Überraschende Wende im polnischen Justizstreit: Polens Präsident will von seinem Vetorecht Gebrauch machen und die zwei umstrittene Gesetze der Nationalkonservativen stoppen, hieß es am Montag.
Polens Präsident Andrzej Duda will die umstrittene Justizreform der nationalkonservativen Regierung stoppen. Beunruhigung und Ängste in der Bevölkerung vor einer oppressiven Regierung seien zu groß gewesen, begründete er am Montag bei einer überraschend einberufenen Pressekonferenz in Warschau die schnelle Entscheidung und kündigte sein Veto gegen die heftig kritisierte Neuordnung des Obersten Gerichts und des die Unabhängigkeit der Justiz überwachenden Landesrichterrats an.
Duda sagte, er werde die Reformen zur Überarbeitung ins Parlament zurückgeben. Er werde binnen von etwa zwei Monaten eigene Entwürfe ausarbeiten und dafür Experten konsultieren. Am Montag traf er bereits die Vorsitzende des Obersten Gerichts, auch ein Treffen mit dem Leiter des Landesrichterrats stand auf dem Plan.
Seit Tagen hatten tausende Menschen in Warschau und anderen polnischen Städten protestiert und vor einer Bedrohung der Gewaltenteilung gewarnt. Auch die EU-Kommission hatte einen sofortigen Stopp der Gesetzesarbeiten gefordert und mit Sanktionen wie dem Entzug der Stimmrechte gedroht. Das Gerichtswesen müsse dringend reformiert werden, sagte Duda. "Die Änderungen müssen so erfolgen, dass Gesellschaft und Staat nicht gespalten werden"
"Gefühl von Gerichtkeit und Sicherheit geben"

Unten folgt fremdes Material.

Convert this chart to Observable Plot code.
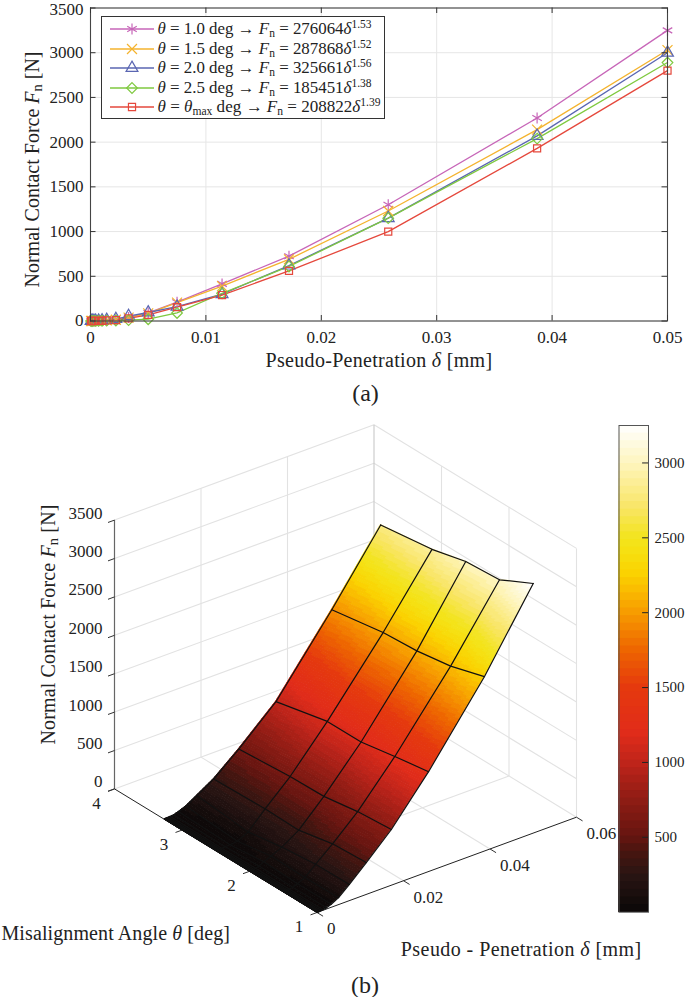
<!DOCTYPE html>
<html>
<head>
<meta charset="utf-8">
<script src="https://cdn.jsdelivr.net/npm/d3@7"></script>
<script src="https://cdn.jsdelivr.net/npm/@observablehq/plot@0.6"></script>
<style>
html,body{margin:0;padding:0;background:#fff;}
#page{position:relative;width:685px;height:997px;overflow:hidden;font-family:"Liberation Serif",serif;color:#222;}
#row{display:flex;}
svg{display:block;}
.cap{position:absolute;font-size:24px;transform:translate(-50%,-50%);white-space:nowrap;}
#legend{position:absolute;left:100.5px;top:16px;width:284px;height:103px;box-sizing:border-box;border:1px solid #333;background:#fff;font-size:16.8px;}
#legend .r{position:absolute;left:8px;height:20px;display:flex;align-items:center;white-space:nowrap;}
#legend svg{margin-right:4px;flex:none;}
#legend sup{font-size:.68em;line-height:0;vertical-align:.5em;}
#legend sub{font-size:.68em;line-height:0;vertical-align:-.25em;}
</style>
</head>
<body>
<div id="page"></div>
<script>
const FONT = '"Liberation Serif",serif';
const INK = "#222";

// ---------- data ----------
const delta = [0.00005,0.00015,0.0003,0.00045,0.0007,0.001,0.0014,0.0022,0.0033,0.005,0.0075,0.0114,0.0172,0.0258,0.0387,0.05];
const thetaValues = [1, 1.5, 2, 2.5, 3.26];
const forceTheta10 = [0,1,1,2,3,5,8,15,40,90,210,415,725,1300,2270,3250];
const forceTheta15 = [0,0,1,2,3,4,7,14,38,85,205,390,690,1230,2140,3030];
const forceTheta20 = [0,1,1,2,3,6,12,22,55,95,160,300,620,1150,2070,3000];
const forceTheta25 = [0,0,1,1,2,3,4,6,10,20,90,310,610,1150,2040,2890];
const forceThetaMax = [0,0,1,1,2,3,6,10,30,68,155,290,560,1000,1930,2800];
const forceRows = [forceTheta10, forceTheta15, forceTheta20, forceTheta25, forceThetaMax];

const seriesColors = ["#c766b8","#f4b32e","#5a66b2","#7fc93f","#e5483c"];
const seriesSymbols = ["asterisk","times","triangle","diamond2","square"];
const seriesR = [5.2,4.6,4.4,4.8,4];
const legendNames = ["1.0","1.5","2.0","2.5","max"];
const legendCoef = [276064,287868,325661,185451,208822];
const legendExp = ["1.53","1.52","1.56","1.38","1.39"];
const legendTextWidth = [214,214,214,214,223];

const xTicks2d = [0,0.01,0.02,0.03,0.04,0.05];
const yTicks2d = [0,500,1000,1500,2000,2500,3000,3500];
const thetaTicks = [1,2,3,4];
const deltaTicks3d = [0,0.02,0.04,0.06];
const zTicks = [0,500,1000,1500,2000,2500,3000,3500];
const barTicks = [500,1000,1500,2000,2500,3000];

// colormap anchor values
const cmapValues = [0,250,400,500,750,1000,1200,1500,1750,2000,2250,2400,2500,2700,2900,3000,3250];
const cmapColors = ["#0b0808","#2a1513","#481510","#651510","#8f1c14","#c0241a","#e12c1a","#e5390e","#ee6600","#f79c00","#fbd100","#f6e010","#f3e41e","#f9e566","#fdf0a0","#fef5c0","#ffffff"];
const fMax = 3250, levels = 64;

// ---------- colour scale (64 level map, as the figure) ----------
const cmap = d3.scaleLinear().domain(cmapValues).range(cmapColors).interpolate(d3.interpolateRgb);
const thresholds = d3.range(1, levels).map(i => i * fMax / levels);
const bandColors = d3.range(levels).map(i => cmap((i + .5) * fMax / levels));
const colorScale = {type:"threshold", domain:thresholds, range:bandColors};

// ---------- helpers ----------
const labelSpacing = {"Pseudo-P":0.3,"Misal":0.1,"Pseudo -":0.43,"Normal":0};
function richText(svg, spacingOverride){
  svg.querySelectorAll("text").forEach(t=>{
    const s=t.textContent;
    if(!/[*_]/.test(s)) return;
    t.textContent="";
    t.setAttribute("font-size",20);
    t.style.fontSize="20px";
    const sp0 = {...labelSpacing,...(spacingOverride||{})};
    for(const k in sp0) if(s.startsWith(k)) t.setAttribute("letter-spacing",sp0[k]);
    let shift=0;
    s.split(/(\*[^*]+\*|_[^_]+_)/).filter(Boolean).forEach(seg=>{
      const sp=document.createElementNS("http://www.w3.org/2000/svg","tspan");
      if(seg[0]==="*"){sp.textContent=seg.slice(1,-1);sp.setAttribute("font-style","italic");}
      else if(seg[0]==="_"){sp.textContent=seg.slice(1,-1);sp.setAttribute("font-size","72%");sp.setAttribute("dy",3.5);shift=-3.5;t.appendChild(sp);return;}
      else sp.textContent=seg;
      if(shift){sp.setAttribute("dy",shift);shift=0;}
      t.appendChild(sp);
    });
  });
  return svg;
}
const baseStyle = {fontFamily:FONT,fontSize:"17px",color:INK,background:"transparent",overflow:"visible"};

// ---------- (a) line chart ----------
const table2d = forceRows.flatMap((row,s)=>row.map((F,i)=>({s,delta:delta[i],F})));
const tx = 0.05*5.5/577, ty = 3500*5.5/313;
const chartA = Plot.plot({
  width:685,height:410,marginLeft:90,marginRight:18,marginTop:7.5,marginBottom:89.5,
  style:baseStyle,
  x:{domain:[0,0.05],axis:null},y:{domain:[0,3500],axis:null},
  marks:[
    Plot.gridX(xTicks2d,{stroke:"#e6e6e6",strokeOpacity:1}),
    Plot.gridY(yTicks2d,{stroke:"#e6e6e6",strokeOpacity:1}),
    ...seriesColors.map((c,s)=>Plot.line(table2d.filter(d=>d.s===s),{x:"delta",y:"F",stroke:c,strokeWidth:1.3,curve:"linear"})),
    ...seriesColors.map((c,s)=>Plot.dot(table2d.filter(d=>d.s===s),{x:"delta",y:"F",stroke:c,symbol:seriesSymbols[s],r:seriesR[s],strokeWidth:1.2,fill:"none"})),
    Plot.frame({stroke:"#444",strokeWidth:1.1}),
    Plot.ruleX(xTicks2d,{x:d=>d,y1:0,y2:ty,stroke:"#333"}),
    Plot.ruleX(xTicks2d,{x:d=>d,y1:3500,y2:3500-ty,stroke:"#333"}),
    Plot.ruleY(yTicks2d,{y:d=>d,x1:0,x2:tx,stroke:"#333"}),
    Plot.ruleY(yTicks2d,{y:d=>d,x1:0.05,x2:0.05-tx,stroke:"#333"}),
    Plot.axisX(xTicks2d,{tickSize:0,tickPadding:10,tickFormat:d=>String(d),label:"Pseudo-Penetration *δ* [mm]",labelAnchor:"center",labelArrow:"none",labelOffset:46}),
    Plot.axisY(yTicks2d,{tickSize:0,tickPadding:7,tickFormat:d=>String(d),label:"Normal Contact Force *F*_n_ [N]",labelAnchor:"center",labelArrow:"none",labelOffset:66})
  ]
});
richText(chartA);
chartA.querySelectorAll("text").forEach(t=>{
  // the topmost tick label sits at the page edge: keep it inside the picture
  if(t.textContent==="3500") t.setAttribute("dy","0.12em");
  // the rotated axis title sits slightly below the centre of the frame
  if(t.textContent.startsWith("Normal")) t.setAttribute("transform",(t.getAttribute("transform")||"")+" translate(-5,0)");
});

// ---------- (b) projected surface ----------
const H3 = 587, W3 = 617, offsetY = 410;
function project(theta, d, z){
  return {
    x: 316.5 - 67.5*(theta-1) + 259.5*(d/0.06),
    y: 912 - offsetY - 41.2*(theta-1) - 95.3*(d/0.06) - 0.0768*z
  };
}
function seg(a,b){const p=project(...a),q=project(...b);return {x1:p.x,y1:p.y,x2:q.x,y2:q.y};}

const gridLines = [
  ...zTicks.flatMap(z=>[seg([4,0,z],[4,0.06,z]),seg([4,0.06,z],[1,0.06,z])]),
  ...[0.02,0.04].flatMap(d=>[seg([4,d,0],[4,d,3500]),seg([4,d,0],[1,d,0])]),
  ...[1,2,3].map(t=>seg([t,0.06,0],[t,0.06,3500])),
  ...[2,3].map(t=>seg([t,0,0],[t,0.06,0]))
];
const cornerLine = [seg([4,0.06,0],[4,0.06,3500])];
const axisLines = [seg([4,0,0],[1,0,0]),seg([1,0,0],[1,0.06,0])];
const zAxisLine = [seg([4,0,0],[4,0,3500])];
const tickLines = [
  ...thetaTicks.map(t=>seg([t,0,0],[t,-0.0015,0])),
  ...deltaTicks3d.map(d=>seg([1,d,0],[0.91,d,0])),
  ...zTicks.map(z=>seg([4,0,z],[4,-0.0015,z]))
];

// surface cells: shaded by bilinear shading inside each measured mesh cell
const surf = [];
let cid = 0;
for(let j=delta.length-2;j>=0;j--){
  for(let i=thetaValues.length-2;i>=0;i--){
    const f00=forceRows[i][j],f10=forceRows[i+1][j],f01=forceRows[i][j+1],f11=forceRows[i+1][j+1];
    const nd=Math.max(2,Math.min(40,Math.ceil(Math.max(Math.abs(f01-f00),Math.abs(f11-f10))/20)));
    const nt=8;
    const P=(u,v)=>{
      const th=thetaValues[i]+(thetaValues[i+1]-thetaValues[i])*u;
      const d=delta[j]+(delta[j+1]-delta[j])*v;
      const F=(f00*(1-u)+f10*u)*(1-v)+(f01*(1-u)+f11*u)*v;
      return {...project(th,d,F),F};
    };
    for(let a=nd-1;a>=0;a--) for(let b=nt-1;b>=0;b--){
      const p00=P(b/nt,a/nd),p10=P((b+1)/nt,a/nd),p01=P(b/nt,(a+1)/nd),p11=P((b+1)/nt,(a+1)/nd);
      const F=(p00.F+p10.F+p01.F+p11.F)/4;
      cid++;
      surf.push({id:cid,x1:p00.x,y1:p00.y,x2:p10.x,y2:p10.y,F});
      surf.push({id:cid,x1:p01.x,y1:p01.y,x2:p11.x,y2:p11.y,F});
    }
  }
}
// mesh lines
const mesh = [];
thetaValues.forEach((t,i)=>delta.forEach((d,j)=>mesh.push({k:"t"+i,...project(t,d,forceRows[i][j])})));
delta.forEach((d,j)=>thetaValues.forEach((t,i)=>mesh.push({k:"d"+j,...project(t,d,forceRows[i][j])})));

const lab = (arr,fn,opts)=>Plot.text(arr.map(v=>({v,...fn(v)})),{x:"x",y:"y",text:d=>String(d.v),...opts});

const chartB = Plot.plot({
  width:W3,height:H3,marginLeft:0,marginRight:0,marginTop:0,marginBottom:0,
  style:baseStyle,
  x:{domain:[0,W3],range:[0,W3],axis:null},
  y:{domain:[0,H3],range:[0,H3],axis:null},
  color:colorScale,
  marks:[
    Plot.link(gridLines,{x1:"x1",y1:"y1",x2:"x2",y2:"y2",stroke:"#e2e2e2",strokeWidth:1.1}),
    Plot.link(cornerLine,{x1:"x1",y1:"y1",x2:"x2",y2:"y2",stroke:"#c8c8c8",strokeWidth:1.1}),
    Plot.link(zAxisLine,{x1:"x1",y1:"y1",x2:"x2",y2:"y2",stroke:"#666",strokeWidth:1.2}),
    Plot.link(axisLines,{x1:"x1",y1:"y1",x2:"x2",y2:"y2",stroke:"#222",strokeWidth:1}),
    Plot.link(tickLines,{x1:"x1",y1:"y1",x2:"x2",y2:"y2",stroke:"#333",strokeWidth:1}),
    Plot.area(surf,{x1:"x1",y1:"y1",x2:"x2",y2:"y2",z:"id",fill:"F",stroke:"F",strokeWidth:1}),
    Plot.line(mesh,{x:"x",y:"y",z:"k",stroke:"#111",strokeWidth:1.2,curve:"linear"}),
    lab(thetaTicks,t=>project(t,0,0),{dx:-18,dy:14.5,textAnchor:"middle"}),
    lab(deltaTicks3d,d=>project(1,d,0),{dx:10,dy:16.5,textAnchor:"start"}),
    lab(zTicks,z=>project(4,0,z),{dx:-12,dy:-7,textAnchor:"end"}),
    Plot.text([project(2.5,0,0)],{x:"x",y:"y",text:()=>"Misalignment Angle *θ* [deg]",dx:-100,dy:83}),
    Plot.text([project(1,0.03,0)],{x:"x",y:"y",text:()=>"Pseudo - Penetration *δ* [mm]",dx:74.5,dy:84.5}),
    Plot.text([project(4,0,1750)],{x:"x",y:"y",text:()=>"Normal Contact Force *F*_n_ [N]",dx:-66,dy:-30,rotate:-90})
  ]
});
richText(chartB,{"Normal":0.15});

// ---------- colour bar ----------
const bandEdge = d3.range(levels).map(i=>({v1:0,v2:(i+1)*fMax/levels,F:(i+.5)*fMax/levels})).reverse();
const chartBar = Plot.plot({
  width:68,height:H3,marginLeft:1.5,marginRight:37,marginTop:15,marginBottom:85.3,
  style:baseStyle,
  x:{domain:[0,1],axis:null},
  y:{domain:[0,fMax],axis:null},
  color:colorScale,
  marks:[
    Plot.rect(bandEdge,{x1:0,x2:1,y1:"v1",y2:"v2",fill:"F"}),
    Plot.frame({stroke:"#555",strokeWidth:1}),
    Plot.ruleY(barTicks,{y:d=>d,x1:0.8,x2:1,stroke:"#222"}),
    Plot.axisY(barTicks,{anchor:"right",tickSize:0,tickPadding:6,tickFormat:d=>String(d),label:null,fontSize:15})
  ]
});

// ---------- page assembly ----------
const page = document.getElementById("page");
page.appendChild(chartA);
const row = document.createElement("div"); row.id="row";
row.appendChild(chartB); row.appendChild(chartBar);
page.appendChild(row);

// legend
const legend = document.createElement("div"); legend.id="legend";
page.appendChild(legend);
legendNames.forEach((n,s)=>{
  const r=document.createElement("div"); r.className="r";
  r.style.top=(2+s*19.5)+"px";
  const lhs = n==="max" ? "<i>θ</i><sub>max</sub> deg" : n+" deg";
  const sym = {asterisk:d3.symbolAsterisk,times:d3.symbolTimes,triangle:d3.symbolTriangle,diamond2:d3.symbolDiamond2,square:d3.symbolSquare}[seriesSymbols[s]];
  const rr = seriesR[s];
  const path = d3.symbol(sym, Math.PI*rr*rr)();
  r.innerHTML = `<svg width="44" height="16" style="overflow:visible"><line x1="0" x2="44" y1="8" y2="8" stroke="${seriesColors[s]}" stroke-width="1.3"/><path transform="translate(22,8)" d="${path}" fill="none" stroke="${seriesColors[s]}" stroke-width="1.2"/></svg><span><i>θ</i> = ${lhs} → <i>F</i><sub>n</sub> = ${legendCoef[s]}<i>δ</i><sup>${legendExp[s]}</sup></span>`;
  legend.appendChild(r);
  // fit the row's text to the width it has in the figure
  const span=r.querySelector("span");
  span.style.fontSize=(16.8*legendTextWidth[s]/span.getBoundingClientRect().width)+"px";
});

// sub-figure captions
[["(a)",365.5,393],["(b)",365,985]].forEach(([t,x,y])=>{
  const c=document.createElement("div");c.className="cap";c.textContent=t;c.style.left=x+"px";c.style.top=y+"px";page.appendChild(c);
});
</script>
</body>
</html>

Die umstrittenen Gesetze sollten es der Regierung ermöglichen, Richter des Obersten Gerichts in den Ruhestand zu schicken und ihre Posten neu zu besetzen. Die Richterposten in dem über die Unabhängigkeit der Justiz wachenden Landesrichterrat (KRS) sollten ebenfalls neu besetzt werden. Kritiker fürchteten, dass ein befangenes Oberstes Gericht sogar Wahlen für ungültig erklären könnte. Mühelos hatten die Reformen das Parlament passiert, in dem die Regierungspartei Recht und Gerechtigkeit (PiS) von Jaroslaw Kaczynski mit absoluter Mehrheit regiert.
Duda argumentierte, die neuen Gesetze müssten der Bevölkerung ein Gefühl von Gerechtigkeit und Sicherheit geben und verfassungskonform sein. Experten hatten bei den PiS-Reformen Verfassungsbedenken geltend gemacht und vor einem zu großen Einfluss der Regierenden auf Richter und Gerichte gewarnt. Diesen kritisierte auch Duda. "In Polen gibt es keine Tradition, dass der Generalstaatsanwalt in die Arbeiten des Obersten Gerichts eingreifen kann", kommentierte er die Entwürfe der PiS, denen zum Inkrafttreten nur noch seine Unterschrift gefehlt hatte.
Eine dritte Reform kommt durch
Allerdings kündigte die Präsidentenkanzlei auch an, dass Duda eine dritte umstrittene PiS-Reform unterschreiben werde. Sie wird dem Justizminister Zbigniew Ziobro, der auch das Amt des Generalstaatsanwalts ausübt, ermöglichen, Gerichtsvorsitzende zu ernennen. Dennoch überwog unter Demonstranten vor dem Warschauer Präsidentenpalast zunächst Jubel. "Wir sind die Verfassung", feierten sie ihren erfolgreichen Protest. Juristen und Opposition begrüßten die Entscheidung. "Ich bin positiv überrascht", sagte auch der ehemalige polnische Präsident Lech Walesa.
Die PiS berief indes eine Krisensitzung im Warschauer Parteisitz ein. Kommentare wollten hochrangige Vertreter wie Chef Jaroslaw Kaczynski und Regierungschefin Beata Szydlo zunächst nicht abgeben. Lediglich Polens Minister für wirtschaftliche Entwicklung und Finanzen Mateusz Morawiecki gab an, "überrascht" und "enttäuscht" zu sein.